Accordingly, it would be advantageous to provide a vehicle service system, such as a wheel alignment system, a vehicle wheel balancing system, or a vehicle tire changer with compact variable lens imaging sensors which are capable of adjusting one or more lens assembly optical characteristics, such as a field of view or zoom, a lens assembly optical axis, an image focus. a lens assembly aperture, or a lens assembly depth of field.
Fluid-lenses, which utilize an interface between two immiscible fluids having different refractive indices as a lens to focus incoming light have recently been developed as a form of variable lens system. One of the two fluids within the fluid-lens is an electrically conducting aqueous solution, and the other is a non-electrically conductive oil.
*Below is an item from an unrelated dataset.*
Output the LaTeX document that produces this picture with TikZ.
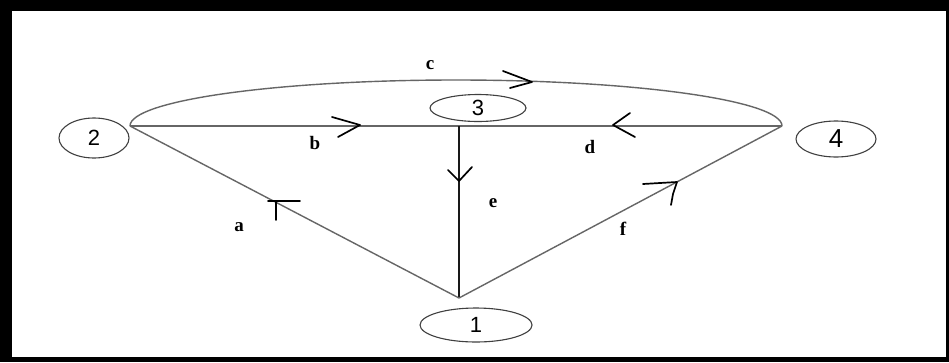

The fluids are contained within a short tube or cylinder, with transparent end caps. The internal surfaces of the tube wall and one of the end caps are coated with a hydrophobic coating which repels the aqueous solution, resulting in the formation of a hemispherical fluid mass at the opposite end of the tube. The curved transitional interface between the aqueous solution and the oil acts to focus the incoming light in substantially the same manner as a spherically curved lens.
As shown in FIGS. 1A-1C, the shape of the fluid lens may be adjusted by applying an electric field across the hydrophobic coating such that it becomes less hydrophobic, i.e., a process called “electro-wetting”, which results from an electrically induced change in the surface-tension of the fluids. As a result of the change in surface-tension, the aqueous solution begins to wet the sidewalls of the tube, altering the radius of curvature of the interface between the two fluids, and hence, the focal length of the lens. By increasing the applied electric field, the initially convex interface can be made completely flat or even concave, resulting in a fluid-lens which transitions smoothly in a controlled manner from being convergent to divergent. An exemplary fluid-lens developed by Philips Research Laboratories in Eindhoven, Netherlands is approximately 3.0 mm in diameter, 2.2 mm in length, and has a focal range from 5.0 cm to infinity.
Combining two or more fluid-lenses along a common optical axis in a stacked or barrel configuration provides the ability to provide a zoom feature similar to that found in traditional optical lens arrangements with moving lens elements. Each fluid-lens in the stack is controlled independently.
The optical axis of a fluid-lens can be altered or tilted by varying the applied voltages about the circumference of the lens, resulting in the interface between the two fluids to distort from a symmetrical convex or concave shape, as biased by the varied applied voltage.
Accordingly, it would be advantageous to provide a vehicle service system, such as a wheel alignment system, a vehicle wheel balancing system, or a vehicle tire changer with compact variable lens imaging sensors, such as fluid-lenses, or a set of repositionable solid lenses, which are capable of adjusting a field of view, adjusting an image focus, altering a depth of field, changing a lens aperture, or varying an optical axis along which an image is viewed.